Prophets of Rage est un groupe composé de membres qui n’ont plus rien à prouver sur leur qualité de musicien. Après plusieurs années et divers projets entre-temps, aucun d’entre eux n’ont perdu leur esprit d’insoumission et ce projet semble finalement être la continuité d’une suite logique. Ou comment faire du neuf avec du vieux, mais surtout le faire bien. Alors bien évidemment, il faut se sentir concerné par le côté ultra politisé de la chose, mais pour celles et ceux qui auraient perdu foi en l’humanité, se retrouver au milieu d’une foule adhérent à ses messages de résistance et de voir cette pluralité musicale sur scène, donne énormément de baume au cœur.

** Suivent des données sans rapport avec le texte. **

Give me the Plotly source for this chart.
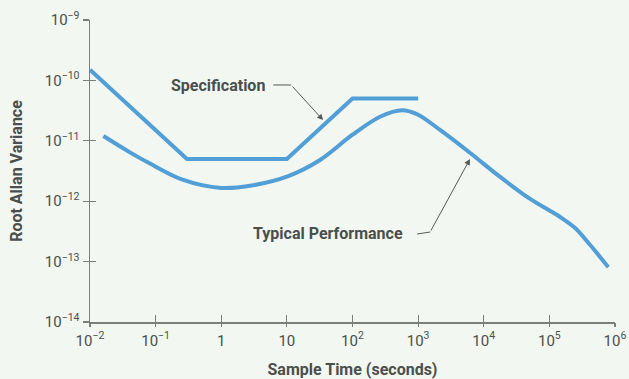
import numpy as np
import plotly.graph_objects as go

# ---------------- data ----------------
spec_x = [0.01, 0.3, 10, 100, 1000]
spec_y = [1.5e-10, 5.0e-12, 5.0e-12, 5.0e-11, 5.0e-11]

typ_x = [0.016, 0.04, 0.082, 0.25, 1.0, 2.75, 10.5, 32, 100, 263, 570, 1000,
         2160, 6210, 1.78e4, 5.09e4, 1.46e5, 2.47e5, 4.19e5, 7.9e5]
typ_y = [1.2e-11, 6.5e-12, 4.2e-12, 2.3e-12, 1.66e-12, 1.8e-12, 2.6e-12, 4.8e-12,
         1.26e-11, 2.5e-11, 3.2e-11, 2.7e-11, 1.51e-11, 6.28e-12, 2.52e-12, 1.09e-12,
         5.47e-13, 3.6e-13, 1.88e-13, 8.1e-14]

x_tickvals = [1e-2, 1e-1, 1, 10, 1e2, 1e3, 1e4, 1e5, 1e6]
x_ticktext = ["10<sup>−2</sup>", "10<sup>−1</sup>", "1", "10", "10<sup>2</sup>",
              "10<sup>3</sup>", "10<sup>4</sup>", "10<sup>5</sup>", "10<sup>6</sup>"]
y_tickvals = [1e-14, 1e-13, 1e-12, 1e-11, 1e-10, 1e-9]
y_ticktext = ["10<sup>−14</sup>", "10<sup>−13</sup>", "10<sup>−12</sup>",
              "10<sup>−11</sup>", "10<sup>−10</sup>", "10<sup>−9</sup>"]

# leader lines (data coords) and label anchors
spec_label = ("Specification", 0.89, 8.1e-11)
spec_leader_x = [6.2, 11.6]
spec_leader_y = [8.4e-11, 8.4e-11]
spec_tip = (35.7, 2.2e-11)

typ_label = ("Typical Performance", 42.5, 2.97e-13)
typ_leader_x = [966, 1524]
typ_leader_y = [2.86e-13, 3.09e-13]
typ_tip = (6170, 5.0e-12)

LINE = "#519fd6"
BG = "#f2f7f2"
AX = "#7a7f7c"
TXT = "#4a4f4d"
FONT = "Roboto, Arial, sans-serif"

fig = go.Figure()
fig.add_trace(go.Scatter(x=spec_x, y=spec_y, mode="lines",
                         line=dict(color=LINE, width=4), hoverinfo="skip"))
fig.add_trace(go.Scatter(x=typ_x, y=typ_y, mode="lines",
                         line=dict(color=LINE, width=4, shape="spline", smoothing=0.9),
                         hoverinfo="skip"))
fig.add_trace(go.Scatter(x=spec_leader_x, y=spec_leader_y, mode="lines",
                         line=dict(color="#555a58", width=1), hoverinfo="skip"))
fig.add_trace(go.Scatter(x=typ_leader_x, y=typ_leader_y, mode="lines",
                         line=dict(color="#555a58", width=1), hoverinfo="skip"))
# invisible trace to activate overlay axes (for ticks crossing the axis line)
fig.add_trace(go.Scatter(x=[1e-2], y=[1e-14], xaxis="x2", yaxis="y2", mode="markers",
                         marker=dict(opacity=0), hoverinfo="skip"))

fig.add_annotation(x=np.log10(spec_tip[0]), y=np.log10(spec_tip[1]),
                   ax=np.log10(spec_leader_x[-1]), ay=np.log10(spec_leader_y[-1]),
                   axref="x", ayref="y", xref="x", yref="y", text="",
                   showarrow=True, arrowhead=2, arrowsize=1.2, arrowwidth=1,
                   arrowcolor="#555a58")
fig.add_annotation(x=np.log10(typ_tip[0]), y=np.log10(typ_tip[1]),
                   ax=np.log10(typ_leader_x[-1]), ay=np.log10(typ_leader_y[-1]),
                   axref="x", ayref="y", xref="x", yref="y", text="",
                   showarrow=True, arrowhead=2, arrowsize=1.2, arrowwidth=1,
                   arrowcolor="#555a58")
for txt, lx, ly in (spec_label, typ_label):
    fig.add_annotation(x=np.log10(lx), y=np.log10(ly), xref="x", yref="y",
                       text="<b>" + txt + "</b>", showarrow=False,
                       font=dict(family=FONT, size=16, color=TXT))

fig.update_layout(
    width=629, height=379,
    margin=dict(l=90, r=14, t=20, b=57, autoexpand=False),
    paper_bgcolor=BG, plot_bgcolor=BG,
    showlegend=False,
    font=dict(family=FONT, color=TXT, size=13),
    xaxis=dict(type="log", range=[-2, 6], tickvals=x_tickvals, ticktext=x_ticktext,
               automargin=False, ticklabelstandoff=4,
               showgrid=False, zeroline=False, showline=True, linecolor=AX, linewidth=1.5,
               ticks="inside", ticklen=7, tickcolor=AX, tickwidth=1.2,
               tickfont=dict(family=FONT, size=15, color=TXT),
               title=dict(text="<b>Sample Time (seconds)</b>", standoff=20,
                          font=dict(family=FONT, size=16, color=TXT))),
    yaxis=dict(type="log", range=[-14, -9], tickvals=y_tickvals, ticktext=y_ticktext,
               automargin=False,
               showgrid=False, zeroline=False, showline=True, linecolor=AX, linewidth=1.5,
               ticks="outside", ticklen=6, tickcolor=AX, tickwidth=1.2,
               tickfont=dict(family=FONT, size=15, color=TXT),
               title=dict(text="<b>Root Allan Variance</b>", standoff=18,
                          font=dict(family=FONT, size=16, color=TXT))),
    xaxis2=dict(type="log", range=[-2, 6], overlaying="x", tickvals=x_tickvals,
                showticklabels=False, showgrid=False, zeroline=False, showline=False,
                automargin=False,
                ticks="outside", ticklen=4, tickcolor=AX, tickwidth=1.2),
    yaxis2=dict(type="log", range=[-14, -9], overlaying="y", tickvals=y_tickvals,
                showticklabels=False, showgrid=False, zeroline=False, showline=False,
                automargin=False,
                ticks="inside", ticklen=6, tickcolor=AX, tickwidth=1.2),
)

fig.write_html(
    "out.html",
    config={"displayModeBar": False, "staticPlot": True},
    post_script="document.body.style.margin='0';document.body.style.overflow='hidden';"
                "document.body.style.background='" + BG + "';",
)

Maintenant une petite question nous taraude. Si le groupe s’est formé suite en réponse à l’élection de Donald Trump, verrons-nous toujours le groupe sur scène le jour où celui-ci aura terminé son mandat ? Ou aurons nous droit à l’effet tour Eiffel ? Seul le temps nous le dira. Pour le moment, nous ne pouvons que vous conseiller de voir cette bombe musicale sur scène si vous en avez l’occasion.
Bilan :
Un quasi-sans-faute pour ce festival d’exception. Ajoutons à cela des bénévoles aux petits oignons, une très bonne organisation, et un site fluide vraiment bien foutu. Le Venoge Festival fait partie de ces lieux conviviaux qu’on ne fera peut-être pas les 5 jours selon nos propres goûts, mais qui apporte une diversité musicale afin de convenir au mieux aux attentes de tout un chacun. Rien que pour l’ambiance il mérite que l’on s’y attarde en se donnant la peine d’y aller. Nous savons que l’année prochaine, le festival déménagera pour aller sur un autre site. Nous espérons que tout cœur que cela lui permettra d’évoluer et de grandir car c’est un succès mérité. Aux organisateurs et organisatrices du festival, aux bénévoles sans qui tout cela serait impossible, aux gardiens de la fête, aux secouristes et tous ceux et celles que nous n’avons pas citées et qui travaillent dans l’ombre pour préserver la culture musicale. Un grand merci à vous.